Vase.
Candlestick.
A pretty little vase can be made of the shells of three sea-urchins, of graduating sizes, placed one upon another, the smallest on top. The small hole in the bottom of the largest one should be filled up with damp plaster-of-Paris—which will harden very quickly. The other two shells must have the small holes enlarged to the size of the one at the top; they can then be joined together with the plaster, and the vase be used for flowers or vines. A sea-urchin and good-sized starfish make the prettiest kind of a candlestick, and the addition of a brass-headed tack on every point but one of the starfish gives it a nice finish and furnishes feet for it to stand on; the point left without a foot forms the handle by which it may be carried. The tacks should be stuck into the fish first, and then the sea-urchin fastened on with plaster-of-Paris. Not more than ten minutes are consumed in making a candlestick of this kind, and it will be found to be quite as useful as it is pretty and unique.

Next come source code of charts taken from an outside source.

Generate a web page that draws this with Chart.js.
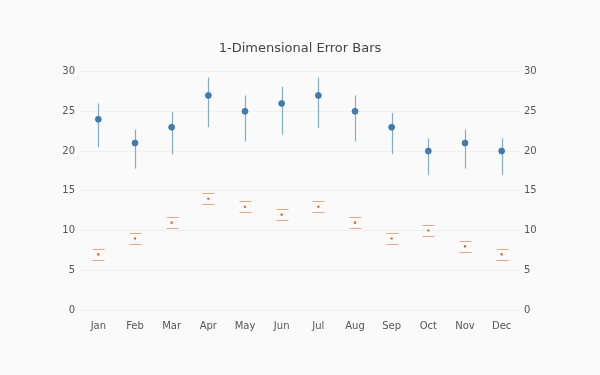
<!DOCTYPE html>
<html>
<head>
<meta charset="utf-8">
<script src="https://cdn.jsdelivr.net/npm/chart.js@4"></script>
<style>
  html, body { margin: 0; padding: 0; background: #fafafa; }
  #wrap { width: 600px; height: 375px; }
</style>
</head>
<body>
<div id="wrap"><canvas id="errChart" width="600" height="375"></canvas></div>
<script>
// data
const months = ["Jan", "Feb", "Mar", "Apr", "May", "Jun", "Jul", "Aug", "Sep", "Oct", "Nov", "Dec"];
const blueValues = [24, 21, 23, 27, 25, 26, 27, 25, 23, 20, 21, 20];
const blueErrUp = [2.0, 1.7, 1.9, 2.25, 2.0, 2.1, 2.25, 2.0, 1.8, 1.6, 1.7, 1.6];
const blueErrDown = [3.5, 3.2, 3.4, 4.0, 3.8, 3.9, 4.1, 3.8, 3.4, 3.0, 3.2, 3.0];
const orangeValues = [7, 9, 11, 14, 13, 12, 13, 11, 9, 10, 8, 7];
const orangeErrUp = [0.7, 0.7, 0.7, 0.7, 0.7, 0.7, 0.7, 0.7, 0.7, 0.7, 0.7, 0.7];
const orangeErrDown = [0.7, 0.7, 0.7, 0.7, 0.7, 0.7, 0.7, 0.7, 0.7, 0.7, 0.7, 0.7];
const yTicks = [0, 5, 10, 15, 20, 25, 30];

const FONT = "'DejaVu Sans', Verdana, sans-serif";

// draws error bars for datasets that carry errUp / errDown arrays
const errorBarPlugin = {
    id: "errorBars",
    beforeDatasetsDraw(chart) {
        const ctx = chart.ctx;
        chart.data.datasets.forEach((ds, di) => {
            if (!ds.errUp) return;
            const meta = chart.getDatasetMeta(di);
            const yScale = chart.scales[meta.yAxisID];
            ctx.save();
            ctx.strokeStyle = ds.errColor;
            ctx.lineWidth = ds.errWidth;
            meta.data.forEach((pt, i) => {
                const x = Math.round(pt.x) + 0.5;
                const yTop = yScale.getPixelForValue(ds.data[i] + ds.errUp[i]);
                const yBot = yScale.getPixelForValue(ds.data[i] - ds.errDown[i]);
                ctx.beginPath();
                if (ds.errStem) {
                    ctx.moveTo(x, yTop);
                    ctx.lineTo(x, yBot);
                }
                if (ds.capWidth) {
                    const h = ds.capWidth / 2;
                    ctx.moveTo(x - h, Math.round(yTop) + 0.5);
                    ctx.lineTo(x + h, Math.round(yTop) + 0.5);
                    ctx.moveTo(x - h, Math.round(yBot) + 0.5);
                    ctx.lineTo(x + h, Math.round(yBot) + 0.5);
                }
                ctx.stroke();
            });
            ctx.restore();
        });
    }
};

const bgPlugin = {
    id: "bg",
    beforeDraw(chart) {
        const ctx = chart.ctx;
        ctx.save();
        ctx.fillStyle = "#fafafa";
        ctx.fillRect(0, 0, chart.width, chart.height);
        ctx.restore();
    }
};

const tickOpts = { font: { family: FONT, size: 10 }, color: "#555" };

new Chart(document.getElementById("errChart").getContext("2d"), {
    type: "line",
    data: {
        labels: months,
        datasets: [
            {
                label: "Blue",
                data: blueValues,
                errUp: blueErrUp,
                errDown: blueErrDown,
                errColor: "#84acd0",
                errWidth: 1.2,
                errStem: true,
                capWidth: 0,
                showLine: false,
                pointRadius: 3,
                pointBackgroundColor: "#3f7db4",
                pointBorderColor: "#2f6799",
                pointBorderWidth: 0.6,
                yAxisID: "y"
            },
            {
                label: "Orange",
                data: orangeValues,
                errUp: orangeErrUp,
                errDown: orangeErrDown,
                errColor: "#eba585",
                errWidth: 1,
                errStem: false,
                capWidth: 12,
                showLine: false,
                pointStyle: "rect",
                pointRadius: 1.5,
                pointBackgroundColor: "#d0601f",
                pointBorderWidth: 0,
                yAxisID: "y"
            }
        ]
    },
    options: {
        responsive: false,
        animation: false,
        layout: { padding: 0 },
        plugins: {
            legend: { display: false },
            tooltip: { enabled: false },
            title: {
                display: true,
                text: "1-Dimensional Error Bars",
                color: "#444",
                font: { family: FONT, size: 13, weight: "normal" },
                padding: { top: 41, bottom: 15 }
            }
        },
        scales: {
            x: {
                offset: true,
                grid: { display: false },
                border: { display: false },
                ticks: { ...tickOpts, padding: 2, maxRotation: 0 },
                afterFit(scale) { scale.height = 65; }
            },
            y: {
                position: "left",
                min: 0,
                max: 30,
                afterBuildTicks(scale) { scale.ticks = yTicks.map(v => ({ value: v })); },
                grid: { color: "#f0f0f0", drawTicks: false },
                border: { display: false },
                ticks: { ...tickOpts, padding: 5 },
                afterFit(scale) { scale.width = 80; }
            },
            y2: {
                position: "right",
                min: 0,
                max: 30,
                afterBuildTicks(scale) { scale.ticks = yTicks.map(v => ({ value: v })); },
                grid: { display: false, drawTicks: false },
                border: { display: false },
                ticks: { ...tickOpts, padding: 4 },
                afterFit(scale) { scale.width = 80; }
            }
        }
    },
    plugins: [bgPlugin, errorBarPlugin]
});
</script>
</body>
</html>
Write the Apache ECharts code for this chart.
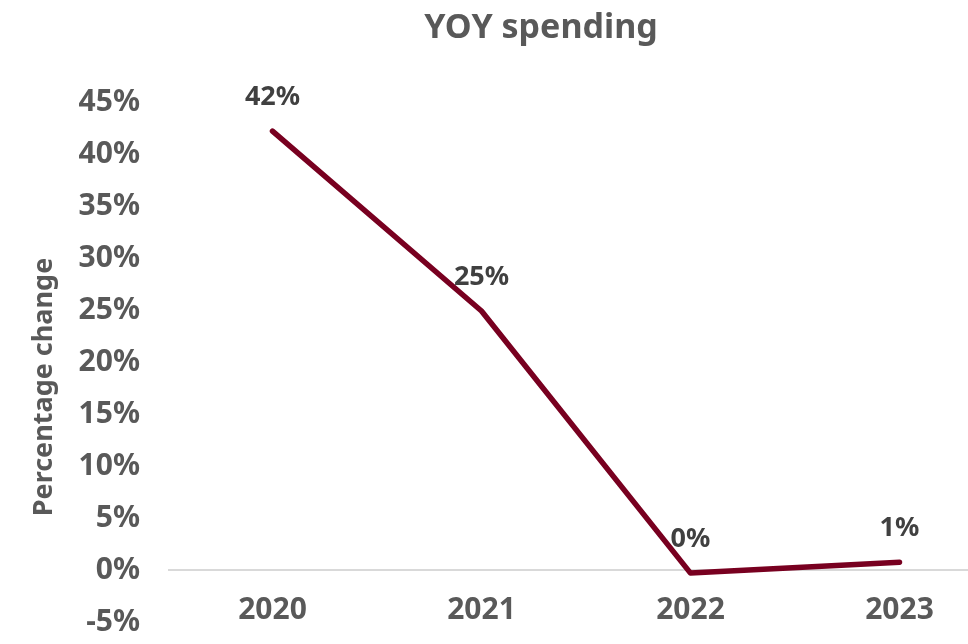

The walls of the cottage can be decorated in many ways with the beautiful ornaments the sea furnishes. Over one of the doors in the cottage alluded to at the beginning of this chapter there was an ornamentation that looked exactly like wood-carving, but was only a group of starfish arranged and tacked on the wall in a decorative form. The fish being nearly the exact color of the background, the deception was almost perfect.
If the walls of a room are divided off into panels, and each panel decorated in the manner described for the screen, the effect will be most exquisite.
On entering such a room one might almost imagine oneself to be a mermaid, and this a lovely chamber beneath the sea.
So much can be done by one’s own hands it depends greatly, if not entirely, upon the taste or time one is willing to devote to it what this sea-side habitation shall be; whether the little cottage shall be in harmony with its surroundings, seemingly a part of the place, or whether it shall be only a cheap frame-structure, looking as though it belonged in a country town and had been carried to the coast in a capricious gale of wind, with decorations, if it has any, inappropriate and unsuited to the sea-shore.